#### To be done
Extract word for word the lines of the listing from its start to the line holding "import pandas as pd", both ends kept; pictures are not part of the copy.

#### Data block
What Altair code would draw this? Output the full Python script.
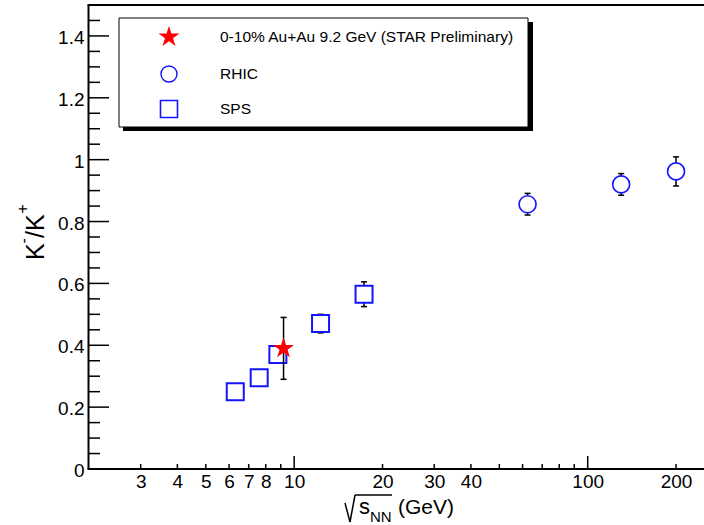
import math

import altair as alt
import pandas as pd

# K-/K+ ratio versus collision energy
sps_energy = [6.3, 7.6, 8.8, 12.3, 17.3]
sps_ratio = [0.25, 0.295, 0.37, 0.47, 0.565]
sps_err = [0.01, 0.01, 0.015, 0.03, 0.04]

rhic_energy = [62.4, 130.0, 200.0]
rhic_ratio = [0.856, 0.92, 0.962]
rhic_err = [0.035, 0.035, 0.047]

star_energy = [9.2]
star_ratio = [0.39]
star_err = [0.10]

legend_labels = ["0-10% Au+Au 9.2 GeV (STAR Preliminary)", "RHIC", "SPS"]
y_title_parts = ["K", "-", "/", "K", "+"]
x_title_parts = ["s", "NN", "(GeV)"]

x_label_values = [3, 4, 5, 6, 7, 8, 10, 20, 30, 40, 100, 200]
x_major_ticks = [10, 100]
x_minor_ticks = [3, 4, 5, 6, 7, 8, 9, 20, 30, 40, 50, 60, 70, 80, 90, 200]
y_major_ticks = [0.0, 0.2, 0.4, 0.6, 0.8, 1.0, 1.2, 1.4]
y_minor_ticks = [0.05, 0.1, 0.15, 0.25, 0.3, 0.35, 0.45, 0.5, 0.55, 0.65, 0.7, 0.75,
                 0.85, 0.9, 0.95, 1.05, 1.1, 1.15, 1.25, 1.3, 1.35, 1.45]

W, H = 615, 464
FONT = "Liberation Sans"
BLUE = "#1414ff"


def star_path(inner=0.382):
    """Five-pointed star as an SVG path in the unit symbol box."""
    pts = []
    for k in range(10):
        r = 1.0 if k % 2 == 0 else inner
        a = math.radians(-90 + 36 * k)
        pts.append(f"{r * math.cos(a):.4f},{r * math.sin(a):.4f}")
    return "M" + "L".join(pts) + "Z"


STAR = star_path()
CAP = "M-1,0L1,0"


def frame(energy, ratio, err):
    return pd.DataFrame({
        "energy": energy,
        "ratio": ratio,
        "lo": [r - e for r, e in zip(ratio, err)],
        "hi": [r + e for r, e in zip(ratio, err)],
    })


sps = frame(sps_energy, sps_ratio, sps_err)
rhic = frame(rhic_energy, rhic_ratio, rhic_err)
star = frame(star_energy, star_ratio, star_err)
one = pd.DataFrame({"k": [0]})

xscale = alt.Scale(type="log", domain=[2, 249], nice=False)
yscale = alt.Scale(domain=[0, 1.5], nice=False, zero=False)

# shared axes: labels only (ticks are drawn inward as rules)
XAX = alt.Axis(values=x_label_values, format="~g", ticks=False, tickSize=0, domain=False,
               grid=False, title=None, labelFont=FONT, labelFontSize=19,
               labelColor="black", labelPadding=3.5, labelFlush=False,
               labelOverlap=False, labelBound=False)
YAX = alt.Axis(values=y_major_ticks, format="~g", ticks=False, tickSize=0, domain=False,
               grid=False, title=None, labelFont=FONT, labelFontSize=19,
               labelColor="black", labelPadding=5, labelOffset=1.5, labelFlush=False,
               labelOverlap=False, labelBound=False)


def xq(field):
    return alt.X(f"{field}:Q", scale=xscale, axis=XAX)


def yq(field):
    return alt.Y(f"{field}:Q", scale=yscale, axis=YAX)


def errorbars(df):
    bars = alt.Chart(df).mark_rule(color="black", strokeWidth=1.5).encode(
        x=xq("energy"), y=yq("lo"), y2="hi:Q")
    caps = [
        alt.Chart(df).mark_point(shape=CAP, size=36, filled=False, color="black",
                                 strokeWidth=1.5, opacity=1).encode(
            x=xq("energy"), y=yq(end))
        for end in ("lo", "hi")
    ]
    return [bars] + caps


ytick_major = alt.Chart(pd.DataFrame({"v": y_major_ticks})).mark_rule(
    color="black", strokeWidth=1.5).encode(y=yq("v"), x=alt.value(0), x2=alt.value(20))
ytick_minor = alt.Chart(pd.DataFrame({"v": y_minor_ticks})).mark_rule(
    color="black", strokeWidth=1.5).encode(y=yq("v"), x=alt.value(0), x2=alt.value(11))
xtick_major = alt.Chart(pd.DataFrame({"v": x_major_ticks})).mark_rule(
    color="black", strokeWidth=1.5).encode(x=xq("v"), y=alt.value(H), y2=alt.value(H - 13))
xtick_minor = alt.Chart(pd.DataFrame({"v": x_minor_ticks})).mark_rule(
    color="black", strokeWidth=1.5).encode(x=xq("v"), y=alt.value(H), y2=alt.value(H - 5))

# frame lines (left, bottom, top)
frame_left = alt.Chart(one).mark_rule(color="black", strokeWidth=2).encode(
    x=alt.value(-0.5), y=alt.value(0), y2=alt.value(H))
frame_bottom = alt.Chart(one).mark_rule(color="black", strokeWidth=2).encode(
    x=alt.value(-1.5), x2=alt.value(W), y=alt.value(H))
frame_top = alt.Chart(one).mark_rule(color="black", strokeWidth=2).encode(
    x=alt.value(-1.5), x2=alt.value(W), y=alt.value(0))

# data markers
sps_pts = alt.Chart(sps).mark_point(shape="square", size=289, filled=False, fill="white",
                                    fillOpacity=1, stroke=BLUE, strokeWidth=2,
                                    opacity=1).encode(x=xq("energy"), y=yq("ratio"))
rhic_pts = alt.Chart(rhic).mark_point(shape="circle", size=289, filled=False, fill="white",
                                      fillOpacity=1, stroke=BLUE, strokeWidth=1.6,
                                      opacity=1).encode(x=xq("energy"), y=yq("ratio"))
star_pts = alt.Chart(star).mark_point(shape=STAR, size=484, filled=True, color="red",
                                      opacity=1).encode(x=xq("energy"), y=yq("ratio"))

# legend box with drop shadow
leg_shadow = alt.Chart(one).mark_rect(color="black").encode(
    x=alt.value(34), x2=alt.value(444), y=alt.value(17), y2=alt.value(126))
leg_box = alt.Chart(one).mark_rect(fill="white", stroke="black", strokeWidth=1).encode(
    x=alt.value(30), x2=alt.value(439), y=alt.value(13), y2=alt.value(122))
leg_star = alt.Chart(one).mark_point(shape=STAR, size=484, filled=True, color="red",
                                     opacity=1).encode(x=alt.value(80), y=alt.value(32))
leg_circle = alt.Chart(one).mark_point(shape="circle", size=256, filled=False,
                                       stroke=BLUE, strokeWidth=1.4, opacity=1).encode(
    x=alt.value(80), y=alt.value(69))
leg_square = alt.Chart(one).mark_point(shape="square", size=289, filled=False,
                                       stroke=BLUE, strokeWidth=1.6, opacity=1).encode(
    x=alt.value(80), y=alt.value(104))
leg_texts = [
    alt.Chart(one).mark_text(align="left", baseline="middle", font=FONT, fontSize=15.5,
                             color="black").encode(
        x=alt.value(131), y=alt.value(yy), text=alt.value(label))
    for label, yy in zip(legend_labels, [32, 69, 104])
]

# y title, read bottom to top: K, superscript minus, slash, K, superscript plus
ytitle = [
    alt.Chart(one).mark_text(angle=270, align="left", baseline="alphabetic", font=FONT,
                             fontSize=fs, color="black").encode(
        x=alt.value(bx), y=alt.value(start), text=alt.value(part))
    for part, fs, bx, start in zip(y_title_parts, [25, 16, 25, 25, 16],
                                   [-45, -60, -45, -45, -61],
                                   [255, 238.5, 233, 226, 208.5])
]

# x title: radical sign, s, subscript NN, unit
root_sign = [
    alt.Chart(one).mark_rule(color="black", strokeWidth=1.5).encode(
        x=alt.value(a), y=alt.value(b), x2=alt.value(c), y2=alt.value(d))
    for a, b, c, d in [(256, 498, 261, 517), (261, 517, 266, 490), (266, 490, 303, 490)]
]
xt_s = alt.Chart(one).mark_text(align="left", baseline="alphabetic", font=FONT,
                                fontSize=22, color="black").encode(
    x=alt.value(270), y=alt.value(509), text=alt.value(x_title_parts[0]))
xt_nn = alt.Chart(one).mark_text(align="left", baseline="alphabetic", font=FONT,
                                 fontSize=15, color="black").encode(
    x=alt.value(281), y=alt.value(517), text=alt.value(x_title_parts[1]))
xt_gev = alt.Chart(one).mark_text(align="left", baseline="alphabetic", font=FONT,
                                  fontSize=21, color="black").encode(
    x=alt.value(309), y=alt.value(509), text=alt.value(x_title_parts[2]))

layers = [ytick_major, ytick_minor, xtick_major, xtick_minor]
layers += errorbars(sps) + errorbars(rhic)
layers += [sps_pts, rhic_pts]
layers += errorbars(star) + [star_pts]
layers += [frame_left, frame_bottom, frame_top]
layers += [leg_shadow, leg_box, leg_star, leg_circle, leg_square] + leg_texts
layers += ytitle + root_sign + [xt_s, xt_nn, xt_gev]

chart = alt.layer(*layers).properties(
    width=W, height=H,
    autosize=alt.AutoSizeParams(type="none"),
    padding={"left": 89, "top": 5, "right": 0, "bottom": 56},
    background="white",
).configure_view(stroke=None)

chart.save("out.html", embed_options={"renderer": "svg", "actions": False})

#### Worked solution
What Altair code would draw this? Output the full Python script.
import math

import altair as alt
import pandas as pd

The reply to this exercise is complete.